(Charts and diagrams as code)
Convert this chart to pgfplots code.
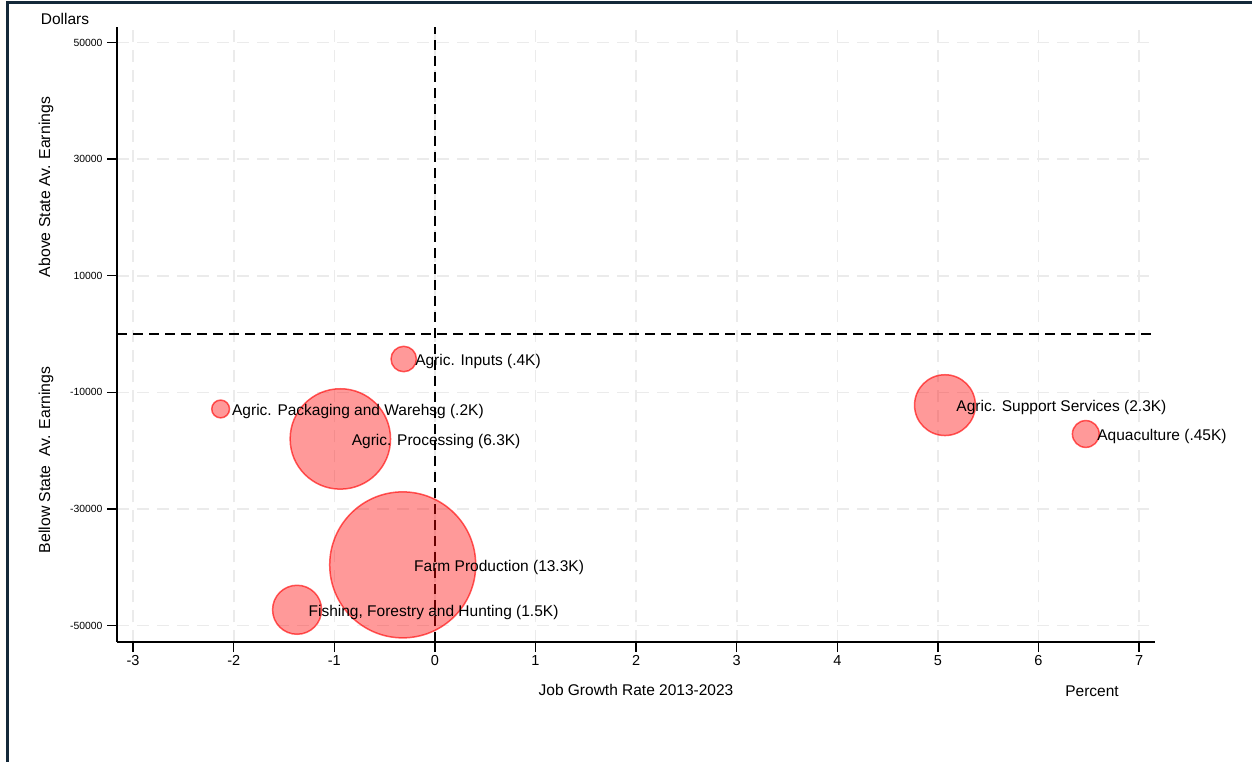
\documentclass[border=0pt]{standalone}
\usepackage{fontspec}
\setmainfont{Liberation Sans}
\usepackage{pgfplots}
\usepackage{pgfplotstable}
\pgfplotsset{compat=1.18}
\definecolor{framec}{HTML}{14293A}
\definecolor{gridc}{HTML}{EBEBEB}

% growth rate (%), earnings gap ($), bubble radius (pt)
\pgfplotstableread{
x y r label
-0.31 -4290 12.7 {Agric. Inputs (.4K)}
-2.13 -12860 8.9 {Agric. Packaging and Warehsg (.2K)}
-0.94 -18000 50.2 {Agric. Processing (6.3K)}
-0.32 -39600 73 {Farm Production (13.3K)}
-1.37 -47300 24.5 {Fishing, Forestry and Hunting (1.5K)}
5.07 -12200 30.4 {Agric. Support Services (2.3K)}
6.47 -17150 13.4 {Aquaculture (.45K)}
}\bubbles

\begin{document}
\begin{tikzpicture}[x=1pt,y=1pt]
\useasboundingbox (0,0) rectangle (1252,761);
\fill[white] (0,0) rectangle (1252,761);
\draw[framec, line width=3pt] (7,-20) -- (7,758.5) -- (1280,758.5);

\begin{axis}[
    at={(117pt,119pt)}, anchor=south west,
    width=1038pt, height=615pt, scale only axis,
    xmin=-3.16, xmax=7.158,
    ymin=-52830, ymax=52660,
    axis x line*=bottom, axis y line*=left,
    axis line style={line width=1.3pt, black},
    xtick={-3,-2,...,7},
    ytick={-50000,-30000,-10000,10000,30000,50000},
    tick align=outside, major tick length=10pt,
    tick style={line width=1.3pt, black},
    scaled y ticks=false,
    /pgf/number format/assume math mode=true,
    yticklabel style={/pgf/number format/fixed, /pgf/number format/1000 sep={},
        font=\fontsize{10.4}{12}\selectfont, xshift=-1pt},
    xticklabel style={font=\fontsize{14.5}{16}\selectfont},
    grid=major,
    major grid style={gridc, line width=1.6pt, dash pattern=on 12pt off 8pt},
    clip=false,
]
\draw[black, line width=1.8pt, dash pattern=on 10pt off 6pt]
    (axis cs:0,-52830) -- (axis cs:0,52660);
\draw[black, line width=1.8pt, dash pattern=on 10pt off 6pt]
    (axis cs:-3.16,0) -- (axis cs:7.158,0);

\addplot[scatter, only marks, mark=*,
    visualization depends on={\thisrow{r} \as \rad},
    scatter/@pre marker code/.code={\scope[mark size=\rad pt, draw=red, draw opacity=0.62,
        fill=red, fill opacity=0.4, line width=1.5pt]},
    scatter/@post marker code/.code={\endscope}]
    table[x=x, y=y] {\bubbles};

\addplot[draw=none, mark=none,
    nodes near coords, point meta=explicit symbolic,
    nodes near coords style={anchor=west, xshift=8pt, yshift=-2.5pt, black,
        font=\fontsize{15.5}{18}\selectfont}]
    table[x=x, y=y, meta=label] {\bubbles};
\end{axis}

\node[font=\fontsize{15.5}{18}\selectfont] at (636,71) {Job Growth Rate 2013-2023};
\node[font=\fontsize{15.5}{18}\selectfont] at (1092,70) {Percent};
\node[font=\fontsize{15.5}{18}\selectfont] at (65,742) {Dollars};
\node[font=\fontsize{15.8}{18}\selectfont, rotate=90] at (46,574) {Above State Av. Earnings};
\node[font=\fontsize{15.8}{18}\selectfont, rotate=90] at (46,301) {Bellow State\ \ Av. Earnings};
\end{tikzpicture}
\end{document}
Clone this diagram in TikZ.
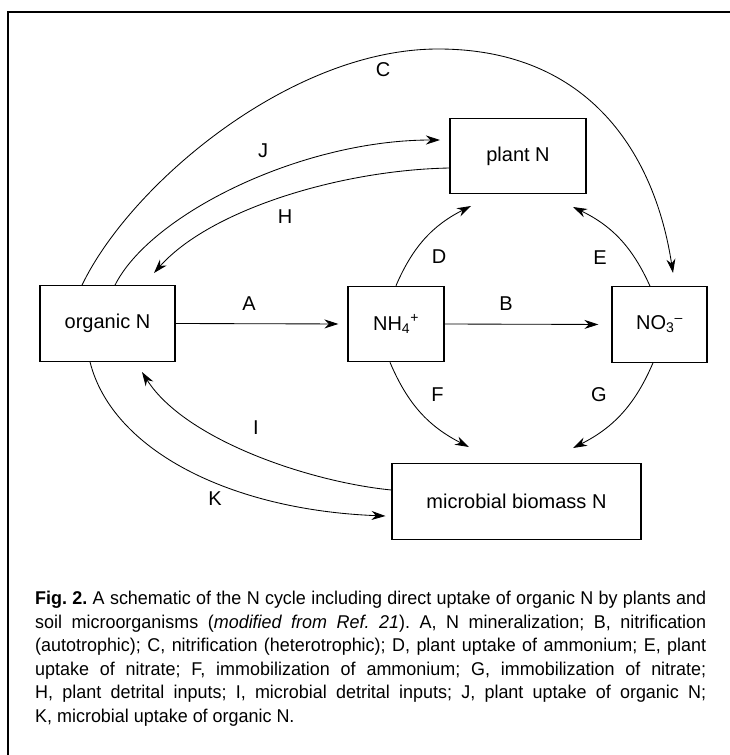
\documentclass[tikz,border=0pt]{standalone}
\usepackage{fontspec}
\setmainfont{Liberation Sans}
\newfontfamily\capfont{Liberation Sans}[FakeStretch=0.97]
\usetikzlibrary{arrows.meta,calc}
\begin{document}
\begin{tikzpicture}[x=1pt,y=-1pt,
  box/.style={draw, line width=1.2pt, minimum width=#1, minimum height=75.5pt, inner sep=0pt, font=\fontsize{20}{24}\selectfont},
  lbl/.style={inner sep=0pt, font=\fontsize{20}{24}\selectfont},
  arr/.style={line width=0.85pt, -{Stealth[length=14pt,width=9pt,inset=4.5pt]}}]
\useasboundingbox (0,0) rectangle (730,755);
% frame
\coordinate (frTR) at (730,12);
\coordinate (frTL) at (8,12);
\coordinate (frBL) at (8,755);
\draw[line width=1.3pt] (frTR) -- (frTL) -- (frBL);
% boxes
\node[box=135pt] (orgN) at (107.5,323.5) {organic N};
\node[box=96pt] (nh4) at (396,324) {NH\textsubscript{4}\textsuperscript{+}};
\node[box=95pt] (no3) at (659.5,324.5) {NO\textsubscript{3}\textsuperscript{--}};
\node[box=136pt] (plant) at (518,156) {plant N};
\node[box=249pt] (micro) at (516.5,501.5) {microbial biomass N};
% free ends
\coordinate (dT) at (471,206);
\coordinate (eT) at (573,207);
\coordinate (fT) at (469,447);
\coordinate (gT) at (573,448);
\coordinate (cT) at (673,273);
\coordinate (jT) at (440,140);
\coordinate (hT) at (154,273);
\coordinate (iT) at (142,372);
\coordinate (kT) at (385.5,516);
% straight arrows
\draw[arr, shorten >=9pt] (orgN.east) -- (nh4.west);
\draw[arr, shorten >=13pt] (nh4.east) -- (no3.west);
% short curved arrows
\draw[arr] (nh4.north) to[bend left=20] (dT);
\draw[arr] ([xshift=-9.5pt]no3.north) to[bend right=20] (eT);
\draw[arr] ([xshift=-6pt]nh4.south) to[bend right=20] (fT);
\draw[arr] ([xshift=-6.5pt]no3.south) to[bend left=20] (gT);
% long curves
\draw[arr] ([xshift=-25.5pt]orgN.north) .. controls (130,185) and (290,49) .. (438,49)
   .. controls (590,49) and (655,155) .. (cT);
\draw[arr] ([xshift=7.5pt]orgN.north) .. controls (150,215) and (300,140) .. (jT);
\draw[arr] ($(plant.west)+(0,12)$) .. controls (340,170) and (210,210) .. (hT);
\draw[arr] ($(micro.west)+(0,-11.5)$) .. controls (310,482) and (185,440) .. (iT);
\draw[arr] ([xshift=-17.5pt]orgN.south) .. controls (112,450) and (230,510) .. (kT);
% labels
\node[lbl] (lA) at (249,304) {A};
\node[lbl] (lB) at (506,304) {B};
\node[lbl] (lC) at (383,70) {C};
\node[lbl] (lD) at (439,257) {D};
\node[lbl] (lE) at (600,258) {E};
\node[lbl] (lF) at (437.6,395) {F};
\node[lbl] (lG) at (599,395) {G};
\node[lbl] (lH) at (285,217) {H};
\node[lbl] (lI) at (256,428) {I};
\node[lbl] (lJ) at (263,151) {J};
\node[lbl] (lK) at (215,499) {K};
% caption
\node[anchor=north west, text width=671pt, inner sep=0pt, align=justify,
  font=\capfont\fontsize{18.5}{23.5}\selectfont] (cap) at (35,591)
{\parindent=0pt\frenchspacing\hyphenpenalty=10000\exhyphenpenalty=10000\tolerance=9999\textbf{Fig. 2.} A schematic of the N cycle including direct uptake of organic N by plants and\linebreak
soil microorganisms (\textit{modified from Ref. 21}). A, N mineralization; B, nitrification\linebreak
(autotrophic); C, nitrification (heterotrophic); D, plant uptake of ammonium; E, plant\linebreak
uptake of nitrate; F, immobilization of ammonium; G, immobilization of nitrate;\linebreak
H, plant detrital inputs; I, microbial detrital inputs; J, plant uptake of organic N;\linebreak
K, microbial uptake of organic N.\par};
\end{tikzpicture}
\end{document}
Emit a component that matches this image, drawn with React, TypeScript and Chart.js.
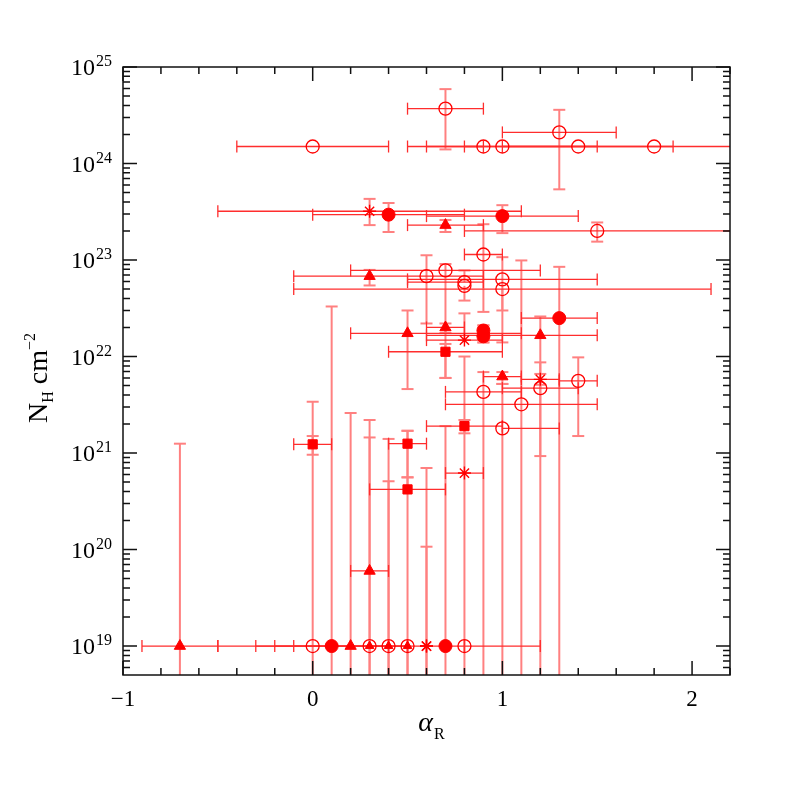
import React, { useEffect, useRef } from "react";
import { Chart, registerables } from "chart.js";
Chart.register(...registerables);

// ---- axis ranges & ticks ----
const X_MIN = -1;
const X_MAX = 2.2;
const Y_MIN = Math.pow(10, 18.7);
const Y_MAX = 1e25;
const xMajorTicks = [-1, 0, 1, 2];
const xTickLabels = ["\u22121", "0", "1", "2"];
const xMinorStep = 0.2;
const yMajorExps = [19, 20, 21, 22, 23, 24, 25];

const LOW = 1e18; // lower error extending below the plotted range

// ---- data (one entry per source) ----
const markers = [
  "oc", "oc", "oc", "oc", "oc", "oc", "oc",
  "ast", "fc", "fc", "tri", "oc", "oc",
  "tri", "oc", "oc", "oc", "oc", "oc", "oc",
  "fc", "tri", "tri", "fc", "fc", "tri", "ast", "sq",
  "tri", "ast", "oc", "oc", "oc", "oc", "oc", "sq", "ast",
  "sq", "sq", "sq", "tri",
  "tri", "oc", "fc", "tri", "oc", "tris", "oc", "tris", "oc", "tris", "ast", "ast", "fc", "oc",
];
const alphaR = [
  0.7, 1.3, 0.0, 0.9, 1.0, 1.4, 1.8,
  0.3, 0.4, 1.0, 0.7, 1.5, 0.9,
  0.3, 0.6, 0.7, 0.8, 0.8, 1.0, 1.0,
  1.3, 0.5, 0.7, 0.9, 0.9, 1.2, 0.8, 0.7,
  1.0, 1.2, 1.2, 1.4, 0.9, 1.1, 1.0, 0.8, 0.8,
  0.0, 0.5, 0.5, 0.3,
  -0.7, 0.0, 0.1, 0.2, 0.3, 0.3, 0.4, 0.4, 0.5, 0.5, 0.6, 0.6, 0.7, 0.8,
];
const nH = [
  3.7e24, 2.1e24, 1.5e24, 1.5e24, 1.5e24, 1.5e24, 1.5e24,
  3.2e23, 2.95e23, 2.85e23, 2.3e23, 2.0e23, 1.14e23,
  6.8e22, 6.8e22, 7.8e22, 5.9e22, 5.4e22, 6.3e22, 5.0e22,
  2.5e22, 1.74e22, 2.0e22, 1.86e22, 1.62e22, 1.66e22, 1.48e22, 1.12e22,
  6.2e21, 5.8e21, 4.7e21, 5.6e21, 4.3e21, 3.2e21, 1.8e21, 1.9e21, 6.2e20,
  1.23e21, 1.25e21, 4.2e20, 6e19,
  1e19, 1e19, 1e19, 1e19, 1e19, 1e19, 1e19, 1e19, 1e19, 1e19, 1e19, 1e19, 1e19, 1e19,
];
const alphaLo = [
  0.5, 1.0, -0.4, 0.5, 1.0, 0.6, 0.8,
  -0.5, 0.0, 0.6, 0.5, 0.8, 0.8,
  -0.1, null, 0.2, 0.5, null, 0.5, -0.1,
  1.1, 0.2, 0.6, null, null, 0.6, 0.6, 0.4,
  0.9, 1.1, 1.0, 1.3, 0.7, 0.7, 1.0, 0.6, 0.7,
  -0.1, 0.4, 0.3, 0.2,
  -0.9, -0.5, -0.3, -0.2, -0.1, null, null, null, null, null, null, null, null, 0.8,
];
const alphaHi = [
  0.9, 1.6, 0.4, 0.9, 1.5, 1.9, 2.5,
  1.1, 0.8, 1.4, 0.9, 2.5, 1.0,
  0.9, null, 1.2, 0.9, null, 1.5, 2.1,
  1.5, 1.1, 0.8, null, null, 1.5, 1.0, 1.0,
  1.1, 1.3, 1.4, 1.5, 1.1, 1.5, 1.3, 1.0, 0.9,
  0.1, 0.6, 0.7, 0.4,
  -0.5, 0.5, 0.8, 0.4, 0.5, null, null, null, null, null, null, null, null, 1.2,
];
const nHLo = [
  1.4e24, 5.4e23, null, null, null, null, null,
  2.3e23, 1.95e23, 1.9e23, 1.95e23, 1.55e23, 2.9e22,
  5.45e22, 2.2e22, 6.0e21, null, 3.8e22, 3.0e22, 1.4e22,
  LOW, 4.6e21, 1.75e22, 1.4e22, 1.4e22, LOW, null, 6.0e21,
  5.2e21, 5.1e21, 9.3e20, 1.5e21, LOW, LOW, LOW, 1.6e21, null,
  9.6e20, 5.6e20, null, null,
  LOW, LOW, LOW, LOW, LOW, LOW, LOW, LOW, LOW, LOW, LOW, LOW, LOW, LOW,
];
const nHHi = [
  5.9e24, 3.6e24, null, null, null, null, null,
  4.3e23, 3.9e23, 3.7e23, 2.6e23, 2.45e23, 2.35e23,
  7.9e22, 1.12e23, 9.1e22, 7.8e22, null, 1.07e23, null,
  8.5e22, 3.0e22, 2.2e22, 2.1e22, 2.1e22, 2.6e22, 2.8e22, 1.35e22,
  6.9e21, 6.6e21, 8.7e21, 9.8e21, 6.9e21, 9.9e22, 5.2e21, 2.2e21, null,
  1.5e21, 1.7e21, 5.6e20, null,
  1.25e21, 3.4e21, 3.3e22, 2.6e21, 2.2e21, 1.45e21, 1.4e21, 5.1e20, 1.7e21, null, 7.0e20, 1.07e20, 1.9e21, 1.0e22,
];

const RED = "#ff0000";
const H_BAR = "rgb(255,45,45)";
const V_BAR = "rgb(255,128,128)";
const CAP = 6;
const FONT = '"Liberation Serif", "Times New Roman", serif';

const styleFor: Record<string, any> = {
  oc: { pointStyle: "circle", radius: 6.5, bg: "rgba(0,0,0,0)", bw: 1.3 },
  fc: { pointStyle: "circle", radius: 6.5, bg: RED, bw: 1 },
  tri: { pointStyle: "triangle", radius: 6.5, bg: RED, bw: 1 },
  tris: { pointStyle: "triangle", radius: 5, bg: RED, bw: 1 },
  sq: { pointStyle: "rect", radius: 6.5, bg: RED, bw: 1 },
  ast: { pointStyle: "star", radius: 6.5, bg: RED, bw: 1.4 },
};
const markerOrder = ["oc", "fc", "tri", "tris", "sq", "ast"];

const errorBarPlugin = {
  id: "errorBars",
  beforeDatasetsDraw(chart: any) {
    const { ctx, chartArea: a, scales } = chart;
    const xs = scales.x;
    const ys = scales.y;
    ctx.save();
    ctx.beginPath();
    ctx.rect(a.left, a.top, a.right - a.left, a.bottom - a.top);
    ctx.clip();
    const seg = (x1: number, y1: number, x2: number, y2: number) => {
      ctx.beginPath();
      ctx.moveTo(x1, y1);
      ctx.lineTo(x2, y2);
      ctx.stroke();
    };
    ctx.strokeStyle = V_BAR;
    ctx.lineWidth = 2;
    for (let i = 0; i < alphaR.length; i++) {
      const px = xs.getPixelForValue(alphaR[i]);
      const py = ys.getPixelForValue(nH[i]);
      const hi = nHHi[i];
      const lo = nHLo[i];
      if (hi == null && lo == null) continue;
      const t = hi != null ? ys.getPixelForValue(hi) : py;
      const b = lo != null ? ys.getPixelForValue(lo) : py;
      seg(px, t, px, b);
      if (hi != null) seg(px - CAP, t, px + CAP, t);
      if (lo != null) seg(px - CAP, b, px + CAP, b);
    }
    ctx.strokeStyle = H_BAR;
    ctx.lineWidth = 1.3;
    for (let i = 0; i < alphaR.length; i++) {
      const lo = alphaLo[i];
      const hi = alphaHi[i];
      if (lo == null || hi == null) continue;
      const py = ys.getPixelForValue(nH[i]);
      const l = xs.getPixelForValue(lo);
      const r = xs.getPixelForValue(hi);
      seg(l, py, r, py);
      seg(l, py - CAP, l, py + CAP);
      seg(r, py - CAP, r, py + CAP);
    }
    ctx.restore();
  },
};

const framePlugin = {
  id: "frame",
  afterDatasetsDraw(chart: any) {
    const { ctx, chartArea: a, scales } = chart;
    const xs = scales.x;
    const ys = scales.y;
    ctx.save();
    ctx.strokeStyle = "#111";
    ctx.lineWidth = 1.5;
    ctx.strokeRect(a.left, a.top, a.right - a.left, a.bottom - a.top);
    const MAJ = 14;
    const MIN = 7;
    const nSteps = Math.round((X_MAX - X_MIN) / xMinorStep);
    for (let k = 0; k <= nSteps; k++) {
      const v = X_MIN + k * xMinorStep;
      const major = xMajorTicks.some((m) => Math.abs(m - v) < 1e-6);
      const len = major ? MAJ : MIN;
      const px = xs.getPixelForValue(v);
      ctx.beginPath();
      ctx.moveTo(px, a.bottom);
      ctx.lineTo(px, a.bottom - len);
      ctx.moveTo(px, a.top);
      ctx.lineTo(px, a.top + len);
      ctx.stroke();
    }
    for (let e = 18; e <= 25; e++) {
      for (let m = 1; m <= 9; m++) {
        const v = m * Math.pow(10, e);
        if (v < Y_MIN * 1.001 || v > Y_MAX * 1.0001) continue;
        const len = m === 1 ? MAJ : MIN;
        const py = ys.getPixelForValue(v);
        ctx.beginPath();
        ctx.moveTo(a.left, py);
        ctx.lineTo(a.left + len, py);
        ctx.moveTo(a.right, py);
        ctx.lineTo(a.right - len, py);
        ctx.stroke();
      }
    }
    ctx.fillStyle = "#000";
    ctx.textAlign = "center";
    ctx.textBaseline = "alphabetic";
    ctx.font = `23px ${FONT}`;
    xMajorTicks.forEach((v, i) => {
      ctx.fillText(xTickLabels[i], xs.getPixelForValue(v), 706);
    });
    ctx.textAlign = "left";
    yMajorExps.forEach((e) => {
      const py = ys.getPixelForValue(Math.pow(10, e));
      ctx.font = `24px ${FONT}`;
      const bw = ctx.measureText("10").width;
      ctx.font = `16px ${FONT}`;
      const sw = ctx.measureText(String(e)).width;
      const x0 = 111 - sw - bw;
      ctx.font = `24px ${FONT}`;
      ctx.fillText("10", x0, py + 8);
      ctx.font = `16px ${FONT}`;
      ctx.fillText(String(e), x0 + bw + 1, py - 1);
    });
    ctx.font = `italic 28px ${FONT}`;
    const aw = ctx.measureText("\u03b1").width;
    ctx.font = `16px ${FONT}`;
    const rw = ctx.measureText("R").width;
    const xs0 = 431 - (aw + rw) / 2;
    ctx.font = `italic 28px ${FONT}`;
    ctx.fillText("\u03b1", xs0, 731);
    ctx.font = `16px ${FONT}`;
    ctx.fillText("R", xs0 + aw + 1, 739);
    const parts = [
      { t: "N", f: `28px ${FONT}`, dy: 0 },
      { t: "H", f: `16px ${FONT}`, dy: 6 },
      { t: " cm", f: `28px ${FONT}`, dy: 0 },
      { t: "\u22122", f: `16px ${FONT}`, dy: -12 },
    ];
    let total = 0;
    const widths = parts.map((p) => {
      ctx.font = p.f;
      const w = ctx.measureText(p.t).width;
      total += w;
      return w;
    });
    ctx.translate(47, 378);
    ctx.rotate(-Math.PI / 2);
    let cx = -total / 2;
    parts.forEach((p, i) => {
      ctx.font = p.f;
      ctx.fillText(p.t, cx, p.dy);
      cx += widths[i];
    });
    ctx.restore();
  },
};

export default function App() {
  const ref = useRef<HTMLCanvasElement | null>(null);
  useEffect(() => {
    if (!ref.current) return;
    const datasets = markerOrder.map((mk) => {
      const s = styleFor[mk];
      const data: { x: number; y: number }[] = [];
      markers.forEach((m, i) => {
        if (m === mk) data.push({ x: alphaR[i], y: nH[i] });
      });
      return {
        label: mk,
        data,
        pointStyle: s.pointStyle,
        pointRadius: s.radius,
        pointHoverRadius: s.radius,
        pointBackgroundColor: s.bg,
        pointBorderColor: RED,
        pointBorderWidth: s.bw,
        showLine: false,
      };
    });
    const chart = new Chart(ref.current, {
      type: "scatter",
      data: { datasets },
      options: {
        animation: false,
        responsive: false,
        events: [],
        layout: { padding: { left: 123, top: 67, right: 67, bottom: 122 } },
        scales: {
          x: { type: "linear", min: X_MIN, max: X_MAX, display: false },
          y: { type: "logarithmic", min: Y_MIN, max: Y_MAX, display: false },
        },
        plugins: { legend: { display: false }, tooltip: { enabled: false } },
      },
      plugins: [errorBarPlugin, framePlugin],
    } as any);
    return () => chart.destroy();
  }, []);
  return (
    <div style={{ position: "absolute", left: 0, top: 0, width: 797, height: 797, background: "#fff" }}>
      <canvas ref={ref} width={797} height={797} />
    </div>
  );
}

■ GIVEN PROBLEM: Print the entries as they stand, first line through the line holding "(7,758.5) -- (1280,758.5);", with every picture removed.

■ REPLY:
Convert this chart to pgfplots code.
\documentclass[border=0pt]{standalone}
\usepackage{fontspec}
\setmainfont{Liberation Sans}
\usepackage{pgfplots}
\usepackage{pgfplotstable}
\pgfplotsset{compat=1.18}
\definecolor{framec}{HTML}{14293A}
\definecolor{gridc}{HTML}{EBEBEB}

% growth rate (%), earnings gap ($), bubble radius (pt)
\pgfplotstableread{
x y r label
-0.31 -4290 12.7 {Agric. Inputs (.4K)}
-2.13 -12860 8.9 {Agric. Packaging and Warehsg (.2K)}
-0.94 -18000 50.2 {Agric. Processing (6.3K)}
-0.32 -39600 73 {Farm Production (13.3K)}
-1.37 -47300 24.5 {Fishing, Forestry and Hunting (1.5K)}
5.07 -12200 30.4 {Agric. Support Services (2.3K)}
6.47 -17150 13.4 {Aquaculture (.45K)}
}\bubbles

\begin{document}
\begin{tikzpicture}[x=1pt,y=1pt]
\useasboundingbox (0,0) rectangle (1252,761);
\fill[white] (0,0) rectangle (1252,761);
\draw[framec, line width=3pt] (7,-20) -- (7,758.5) -- (1280,758.5);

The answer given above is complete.